We also provide network test systems primarily to leading storage equipment manufacturers such as Brocade, EMC, Emulex, Hewlett-Packard Company and Qlogic for testing and validating equipment designs.
On August 29, 2008, we completed a business combination with Optium Corporation, a leading designer and manufacturer of high performance optical subsystems for use in telecommunications and cable TV network systems (see note 2 to condensed consolidated financial statements). The combination was consummated as a merger of Optium with a wholly-owned subsidiary of Finisar. We have accounted for the combination of Finisar and Optium using the purchase method of accounting and as a result have included the operating results of Optium in our consolidated financial results since the August 29, 2008 merger date. The Optium results are included in our optical subsystems and components segment. We believe that the combination of the two companies created the world's largest supplier of optical components, modules and subsystems for the communications industry and will leverage the Company's leadership position in the storage and data networking sectors of the industry and Optium's leadership position in the telecommunications and CATV sectors to create a more competitive industry participant.

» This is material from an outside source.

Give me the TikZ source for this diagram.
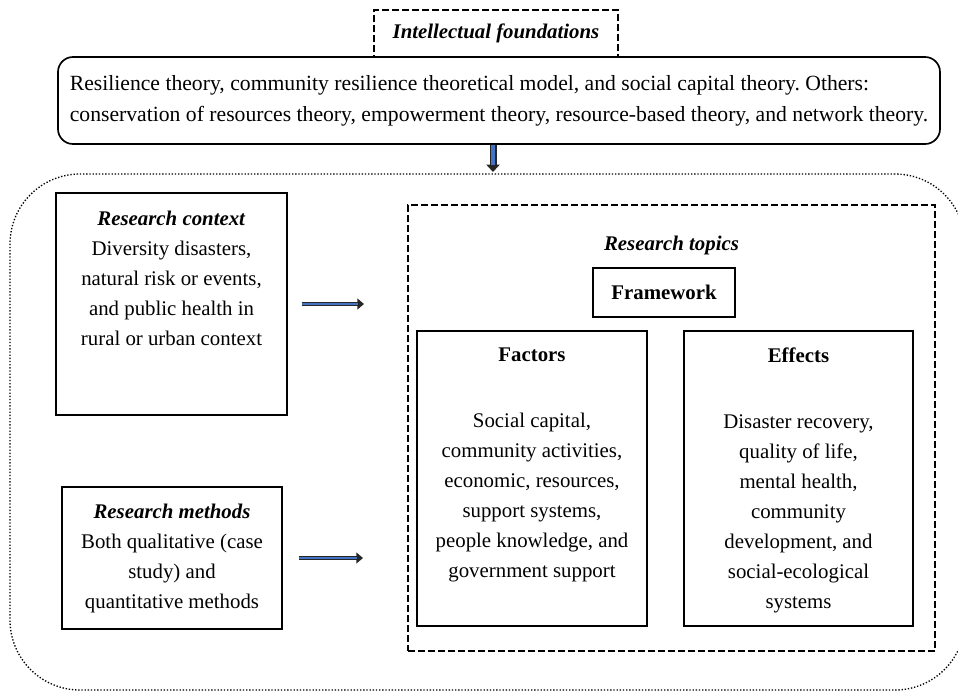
\documentclass[tikz,border=0pt]{standalone}
\usepackage{fontspec}
\setmainfont{Liberation Serif}
\usetikzlibrary{arrows.meta,positioning}
\definecolor{arrblue}{RGB}{68,114,196}
\frenchspacing

\begin{document}
\begin{tikzpicture}[x=0.6pt,y=-0.6pt,font=\fontsize{12.5}{18}\selectfont]
        \tikzstyle{box}=[draw=black,line width=1pt,inner sep=0pt]
        \tikzstyle{dashbox}=[draw=black,line width=0.9pt,dash pattern=on 4pt off 2pt,inner sep=0pt]
        \tikzstyle{txt}=[align=center,inner sep=0pt]
        \tikzstyle{fatarrow}=[draw=black!85,line width=2.6pt,-{Triangle[length=4pt,width=6.5pt]},
          postaction={draw=arrblue,line width=1.1pt,-,shorten >=3.5pt}]
        \tikzstyle{downarrow}=[draw=black!85,line width=4.2pt,-{Triangle[length=4.5pt,width=8pt]},
          postaction={draw=arrblue,line width=2.2pt,-,shorten >=4pt}]

        \useasboundingbox (0,0) rectangle (958,694);

        \begin{scope}
          \node[draw,line width=0.8pt,dash pattern=on 0.8pt off 1.1pt,rounded corners=42pt,inner sep=0pt,
            minimum width=573pt,minimum height=309.6pt](frame) at (487.5,432){};

          \node[dashbox,minimum width=146.4pt,minimum height=28.2pt](found) at (496,33.5)
            {\textbf{\textit{Intellectual foundations}}};
          \node[box,fill=white,rounded corners=9pt,align=left,font=\fontsize{13}{18.5}\selectfont,
            minimum width=529.2pt,minimum height=52.2pt](theo) at (499,100.5)
            {Resilience theory, community resilience theoretical model, and social capital theory. Others:\\
             conservation of resources theory, empowerment theory, resource-based theory, and network theory.};

          \coordinate(d1) at (493,172);
          \draw[downarrow] (theo.south -| d1) -- (d1);

          % left column
          \node[box,minimum width=138.6pt,minimum height=133.2pt](ctx) at (171.5,304){};
          \node[txt,below=11pt of ctx.north](ctxt){\textbf{\textit{Research context}}\\Diversity disasters,\\
            natural risk or events,\\and public health in\\rural or urban context};

          \node[box,align=center,minimum width=132pt,minimum height=85.2pt](mth) at (172,558)
            {\textbf{\textit{Research methods}}\\Both qualitative (case\\study) and\\quantitative methods};

          \coordinate(a1) at (364,304);
          \draw[fatarrow] ([xshift=8.4pt]ctx.east) -- (a1);
          \coordinate(a2) at (363,558);
          \draw[fatarrow] ([xshift=9.6pt]mth.east) -- (a2);

          % research topics
          \node[dashbox,minimum width=316.2pt,minimum height=267.6pt](topic) at (671.5,428){};
          \node[txt,below=18.6pt of topic.north](topict){\textbf{\textit{Research topics}}};
          \node[box,minimum width=85.2pt,minimum height=29.4pt](frm) at (664,292.5){\textbf{Framework}};

          \node[box,minimum width=138pt,minimum height=177pt](fac) at (532,478.5){};
          \node[txt,below=10.2pt of fac.north](fact){\textbf{Factors}\\[21.6pt]Social capital,\\
            community activities,\\economic, resources,\\support systems,\\people knowledge, and\\government support};

          \node[box,minimum width=137.4pt,minimum height=177pt](eff) at (798.5,478.5){};
          \node[txt,below=10.2pt of eff.north](efft){\textbf{Effects}\\[21.6pt]Disaster recovery,\\
            quality of life,\\mental health,\\community\\development, and\\social-ecological\\systems};
        \end{scope}
      \end{tikzpicture}
\end{document}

Critical Accounting Policies
The preparation of financial statements in conformity with generally accepted accounting principles requires management to make judgments, estimates and assumptions in the preparation of our consolidated financial statements and accompanying notes. Actual results could differ from those estimates. We believe there have been no significant changes in our critical accounting policies as discussed in our Annual Report on Form 10-K for the year ended April 30, 2008 other than the adoption of SFAS No. 157 (see note 1 to condensed consolidated financial statements).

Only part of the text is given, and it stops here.